Prevent alert fatigue with SLO-based alerting, runbook automation, and AI-powered correlation. Best practices: Every alert must be actionable with linked runbooks. Use multi-burn-rate alerts instead of threshold alerts. Implement AIOps event correlation to reduce 1,000 raw events to one actionable alert. Auto-remediation executes runbooks without manual intervention. Regular alert reviews in retrospectives. 2025 case study: 91% alert volume reduction with 4x faster incident resolution using automated runbooks and event deduplication.
W3C Trace Context propagates trace information via HTTP headers: traceparent (trace ID, span ID, sampling flags) and tracestate (vendor-specific context). OpenTelemetry uses W3C Trace Context by default. Context propagation enables distributed tracing by correlating spans across services. Auto-instrumentation handles propagation automatically for HTTP/gRPC. Manual implementation: extract context from incoming request headers, pass to downstream services. Without propagation, traces fragment and lose request journey visibility.
Head-based sampling makes sampling decisions when the root span begins, before trace completion. Most common: Consistent Probability Sampling (sample 10% of traces). Advantages: low overhead, simple implementation. Disadvantages: cannot sample based on errors or latency since those occur after sampling decision. Example: sampler: TraceIdRatioBased(0.1) samples 10% of traces. Use for high-volume services where random sampling suffices. Combine with tail-based sampling for sophisticated decisions downstream.

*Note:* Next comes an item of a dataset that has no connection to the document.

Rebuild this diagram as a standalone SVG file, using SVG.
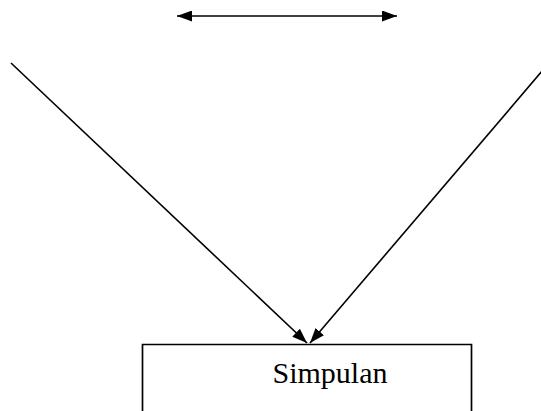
<svg xmlns="http://www.w3.org/2000/svg" width="541" height="411" viewBox="0 0 541 411">
  <style>
    .edge { stroke: #000; stroke-width: 1.6; fill: none; }
    .box { stroke: #000; stroke-width: 1.7; fill: #fff; }
    .label { font-family: "Liberation Serif", "Times New Roman", serif; font-size: 30px; fill: #000; }
  </style>
  <defs>
    <marker id="head" viewBox="0 0 15 11" refX="15" refY="5.5" markerWidth="15" markerHeight="11" markerUnits="userSpaceOnUse" orient="auto-start-reverse">
      <path d="M0,0 L15,5.5 L0,11 Z" fill="#000"/>
    </marker>
  </defs>
  <rect width="541" height="411" fill="#fff"/>
  <g id="connectors">
    <line class="edge" x1="177" y1="16" x2="397" y2="16" marker-start="url(#head)" marker-end="url(#head)"/>
    <line class="edge" x1="11" y1="63" x2="307" y2="343" marker-end="url(#head)"/>
    <line class="edge" x1="543" y1="70" x2="310" y2="343" marker-end="url(#head)"/>
  </g>
  <g id="simpulan">
    <path class="box" d="M142.5,412 V344.5 H471.5 V412"/>
    <text class="label" x="272.5" y="383">Simpulan</text>
  </g>
</svg>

Tail-based sampling makes decisions after all spans complete, enabling intelligent sampling based on errors, latency, or specific attributes. Implemented via OpenTelemetry Collector tail sampling processor. Example policies: sample all traces with errors, sample traces >1 second latency, sample 1% of successful fast traces. Requires all spans of a trace reach same collector instance. Configure: processors: tail_sampling: policies: - name: error-traces type: status_code. Ideal for production debugging but higher resource cost than head sampling.